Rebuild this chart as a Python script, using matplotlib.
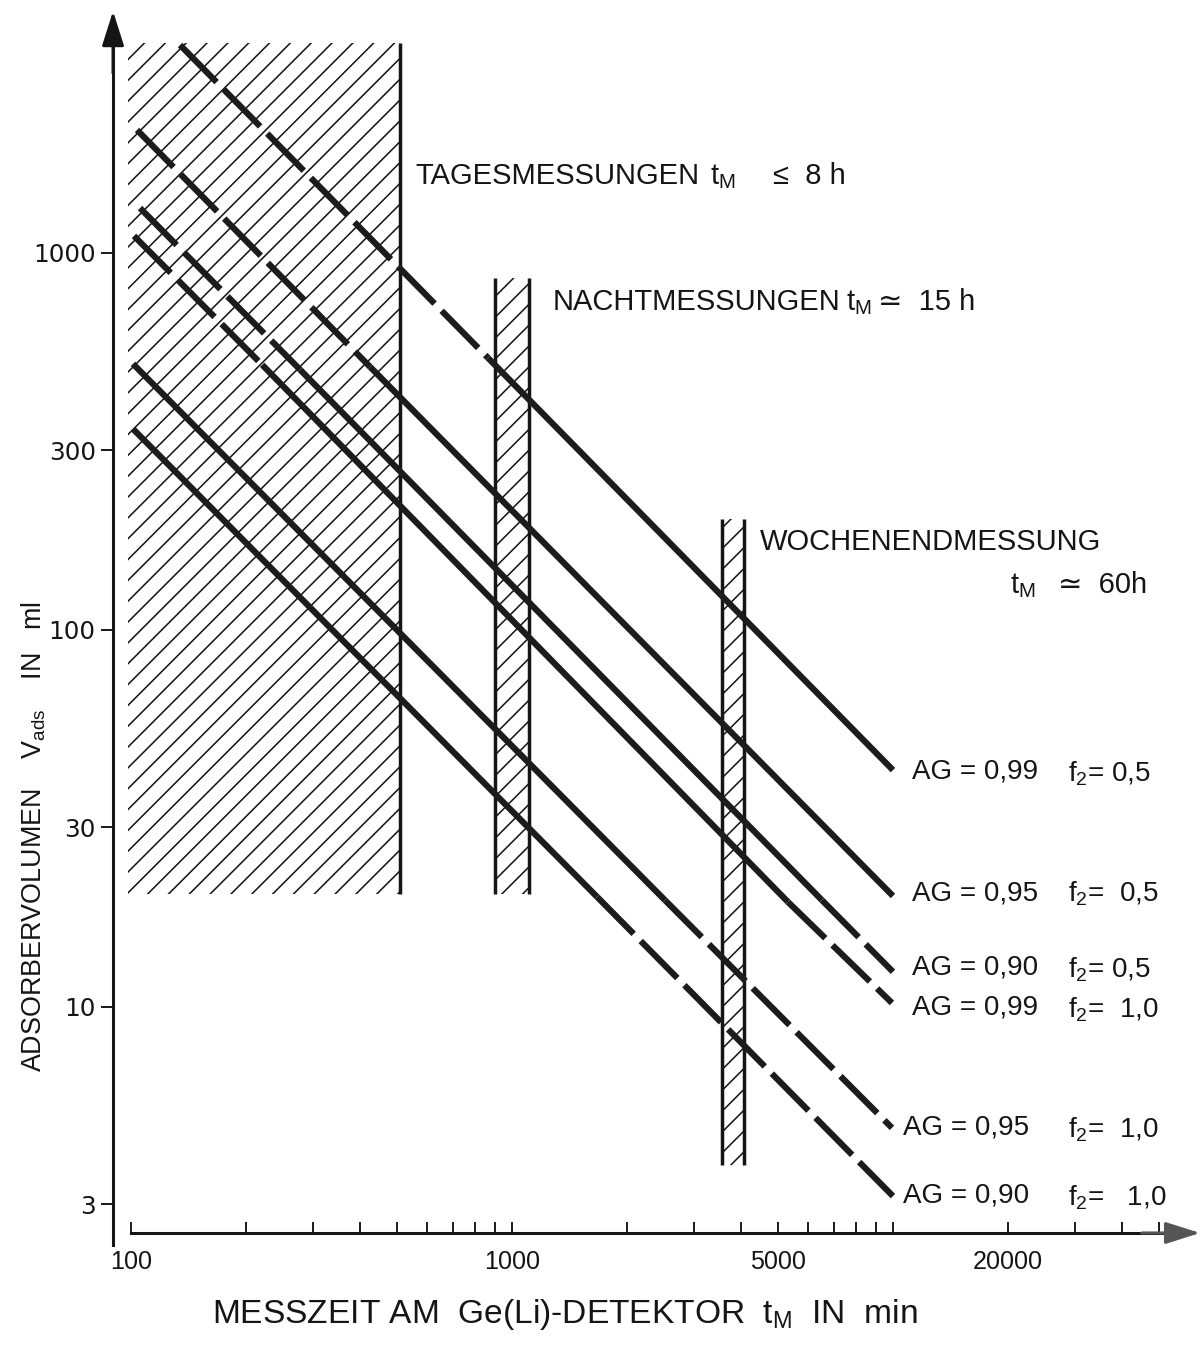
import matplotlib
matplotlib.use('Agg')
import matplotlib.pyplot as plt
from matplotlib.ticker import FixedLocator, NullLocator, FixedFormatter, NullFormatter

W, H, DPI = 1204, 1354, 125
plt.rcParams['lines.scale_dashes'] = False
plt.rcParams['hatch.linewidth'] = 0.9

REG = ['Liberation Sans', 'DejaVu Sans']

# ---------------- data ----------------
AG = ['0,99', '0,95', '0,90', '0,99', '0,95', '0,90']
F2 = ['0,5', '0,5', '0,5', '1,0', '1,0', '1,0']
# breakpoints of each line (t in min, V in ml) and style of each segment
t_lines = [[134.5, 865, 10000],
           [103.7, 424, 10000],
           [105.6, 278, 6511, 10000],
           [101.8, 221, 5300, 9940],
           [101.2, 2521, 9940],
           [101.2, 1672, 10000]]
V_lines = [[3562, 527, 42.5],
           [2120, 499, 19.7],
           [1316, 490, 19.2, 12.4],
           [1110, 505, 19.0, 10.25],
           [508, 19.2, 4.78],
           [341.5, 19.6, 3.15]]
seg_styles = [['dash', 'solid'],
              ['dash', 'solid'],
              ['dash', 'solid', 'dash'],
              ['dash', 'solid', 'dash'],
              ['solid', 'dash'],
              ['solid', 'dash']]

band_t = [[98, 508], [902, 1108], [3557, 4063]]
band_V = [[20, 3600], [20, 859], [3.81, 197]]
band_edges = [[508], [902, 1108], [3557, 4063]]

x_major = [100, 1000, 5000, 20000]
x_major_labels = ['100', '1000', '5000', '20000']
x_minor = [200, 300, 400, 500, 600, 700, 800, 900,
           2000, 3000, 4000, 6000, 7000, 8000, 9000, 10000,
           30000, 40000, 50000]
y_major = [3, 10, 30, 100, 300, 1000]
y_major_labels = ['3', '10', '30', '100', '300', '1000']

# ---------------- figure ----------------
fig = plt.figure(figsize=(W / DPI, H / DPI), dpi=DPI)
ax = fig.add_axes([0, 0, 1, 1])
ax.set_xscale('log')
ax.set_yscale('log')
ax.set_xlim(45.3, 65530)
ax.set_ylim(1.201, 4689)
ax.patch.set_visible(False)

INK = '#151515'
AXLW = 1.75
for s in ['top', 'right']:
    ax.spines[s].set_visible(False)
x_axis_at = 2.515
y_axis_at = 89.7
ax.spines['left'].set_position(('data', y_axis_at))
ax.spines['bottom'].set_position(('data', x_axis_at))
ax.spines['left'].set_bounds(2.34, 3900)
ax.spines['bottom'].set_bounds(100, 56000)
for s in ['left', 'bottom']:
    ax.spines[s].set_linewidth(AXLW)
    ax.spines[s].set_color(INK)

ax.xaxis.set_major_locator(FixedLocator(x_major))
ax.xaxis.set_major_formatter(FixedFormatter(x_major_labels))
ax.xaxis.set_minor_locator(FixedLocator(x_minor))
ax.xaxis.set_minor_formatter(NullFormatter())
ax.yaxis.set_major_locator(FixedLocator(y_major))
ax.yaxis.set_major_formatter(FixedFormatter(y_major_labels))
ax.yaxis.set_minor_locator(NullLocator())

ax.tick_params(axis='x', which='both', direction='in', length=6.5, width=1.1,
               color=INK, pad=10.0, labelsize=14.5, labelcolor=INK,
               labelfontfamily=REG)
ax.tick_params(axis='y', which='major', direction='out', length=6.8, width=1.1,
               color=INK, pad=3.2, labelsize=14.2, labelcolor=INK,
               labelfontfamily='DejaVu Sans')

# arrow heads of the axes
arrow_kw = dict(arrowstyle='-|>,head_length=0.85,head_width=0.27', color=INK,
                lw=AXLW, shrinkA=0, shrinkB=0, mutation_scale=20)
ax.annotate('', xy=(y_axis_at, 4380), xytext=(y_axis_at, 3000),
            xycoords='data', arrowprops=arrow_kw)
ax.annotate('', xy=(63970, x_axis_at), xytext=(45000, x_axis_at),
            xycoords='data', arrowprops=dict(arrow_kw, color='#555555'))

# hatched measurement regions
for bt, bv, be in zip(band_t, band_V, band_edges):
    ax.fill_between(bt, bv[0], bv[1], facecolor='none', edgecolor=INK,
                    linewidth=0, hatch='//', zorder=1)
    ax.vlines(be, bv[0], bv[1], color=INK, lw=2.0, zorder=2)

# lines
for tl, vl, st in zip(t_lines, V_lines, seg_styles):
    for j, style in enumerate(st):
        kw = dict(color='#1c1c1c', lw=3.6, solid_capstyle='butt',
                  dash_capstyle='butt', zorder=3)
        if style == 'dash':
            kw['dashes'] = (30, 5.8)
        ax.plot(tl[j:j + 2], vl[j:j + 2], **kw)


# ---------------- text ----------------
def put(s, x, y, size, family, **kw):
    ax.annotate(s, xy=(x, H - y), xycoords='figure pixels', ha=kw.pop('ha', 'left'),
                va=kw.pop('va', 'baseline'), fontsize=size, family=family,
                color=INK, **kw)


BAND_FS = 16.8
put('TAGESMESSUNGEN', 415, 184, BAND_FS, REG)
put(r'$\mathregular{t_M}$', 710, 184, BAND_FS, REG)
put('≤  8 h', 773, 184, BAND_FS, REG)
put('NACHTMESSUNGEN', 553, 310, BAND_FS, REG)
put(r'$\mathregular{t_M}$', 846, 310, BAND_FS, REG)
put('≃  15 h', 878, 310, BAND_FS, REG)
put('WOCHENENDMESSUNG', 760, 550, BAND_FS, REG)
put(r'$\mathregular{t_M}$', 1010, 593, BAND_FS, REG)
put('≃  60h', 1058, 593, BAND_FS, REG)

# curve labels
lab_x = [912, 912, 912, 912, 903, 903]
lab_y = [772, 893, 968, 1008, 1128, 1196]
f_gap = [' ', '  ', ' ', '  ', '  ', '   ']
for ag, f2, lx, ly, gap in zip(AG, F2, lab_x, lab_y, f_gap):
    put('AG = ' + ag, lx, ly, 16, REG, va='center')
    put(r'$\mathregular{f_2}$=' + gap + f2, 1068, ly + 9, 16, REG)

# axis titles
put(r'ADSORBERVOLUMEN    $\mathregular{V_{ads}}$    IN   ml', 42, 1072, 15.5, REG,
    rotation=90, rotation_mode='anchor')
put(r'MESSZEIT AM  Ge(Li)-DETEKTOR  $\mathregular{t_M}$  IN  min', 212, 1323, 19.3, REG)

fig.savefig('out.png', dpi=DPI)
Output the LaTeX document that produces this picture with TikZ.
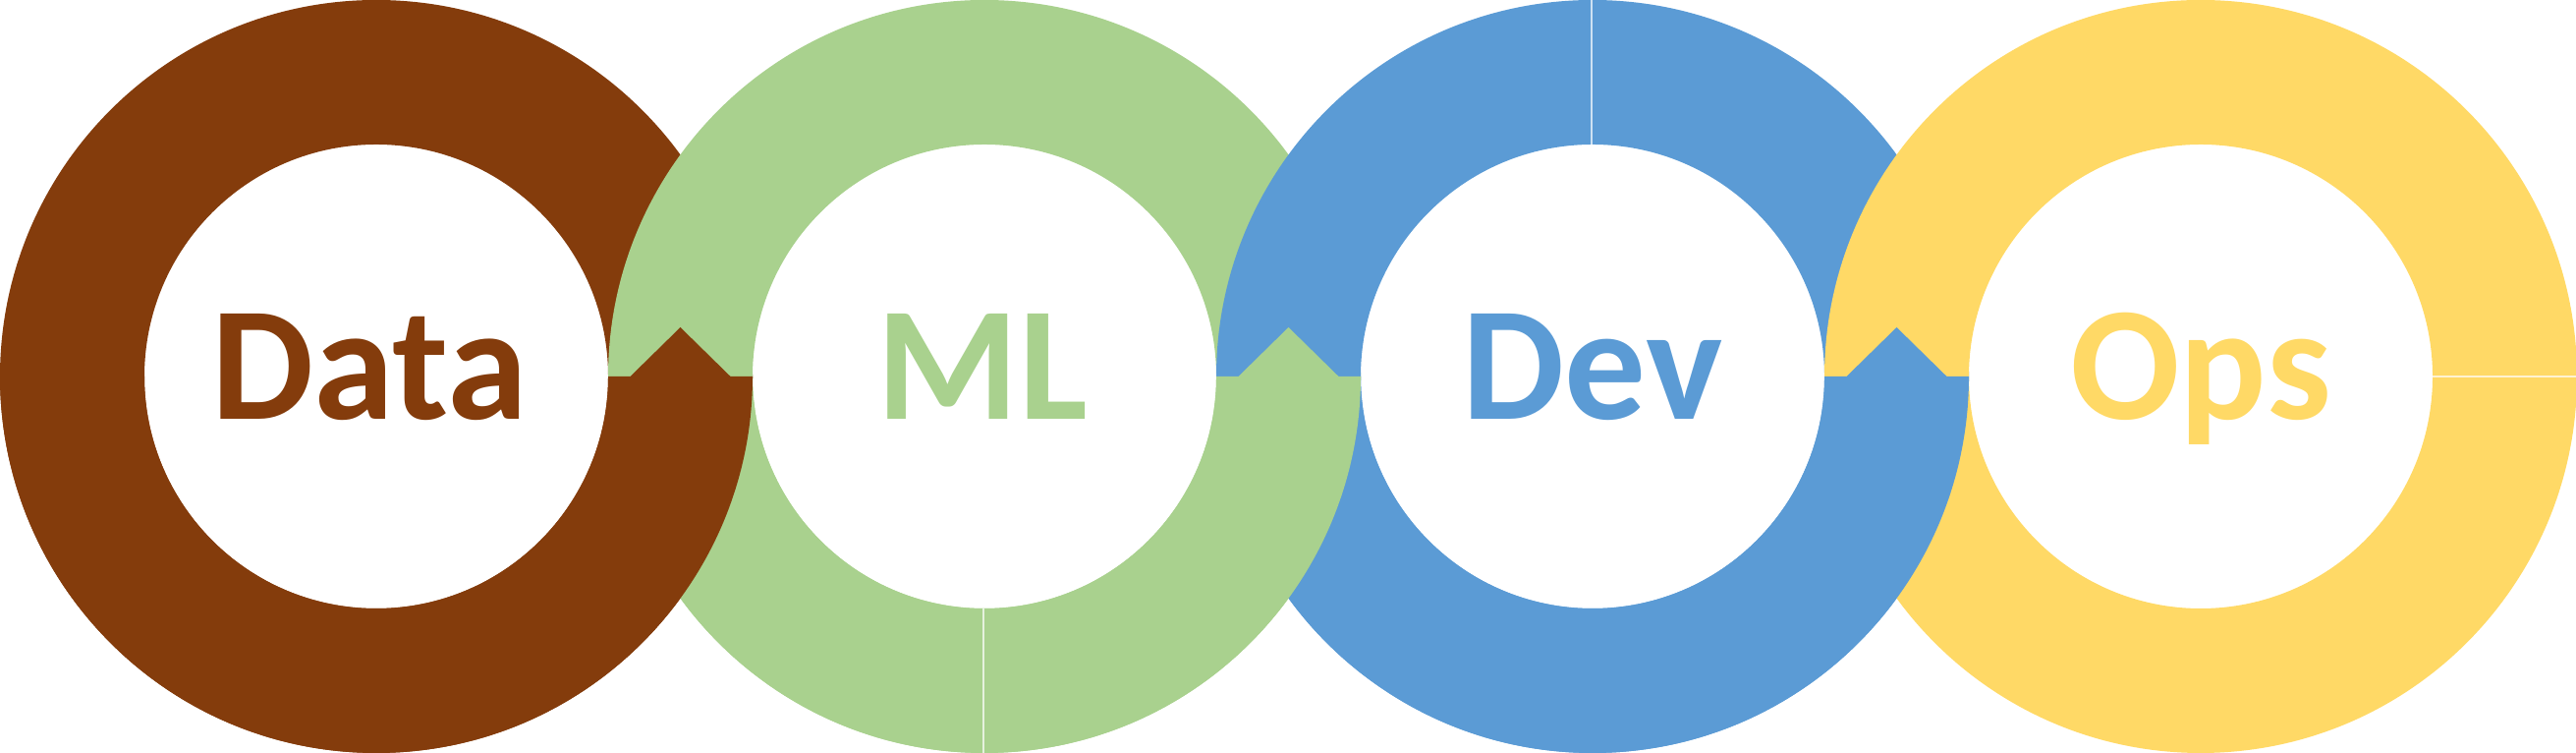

+---+

◆ Work to be completed:
Please reproduce the listing exactly from its opening line through the line that contains "REG = ['Liberation Sans', 'DejaVu Sans']", both included, with all pictures omitted.

◆ The completed task:
Rebuild this chart as a Python script, using matplotlib.
import matplotlib
matplotlib.use('Agg')
import matplotlib.pyplot as plt
from matplotlib.ticker import FixedLocator, NullLocator, FixedFormatter, NullFormatter

W, H, DPI = 1204, 1354, 125
plt.rcParams['lines.scale_dashes'] = False
plt.rcParams['hatch.linewidth'] = 0.9

REG = ['Liberation Sans', 'DejaVu Sans']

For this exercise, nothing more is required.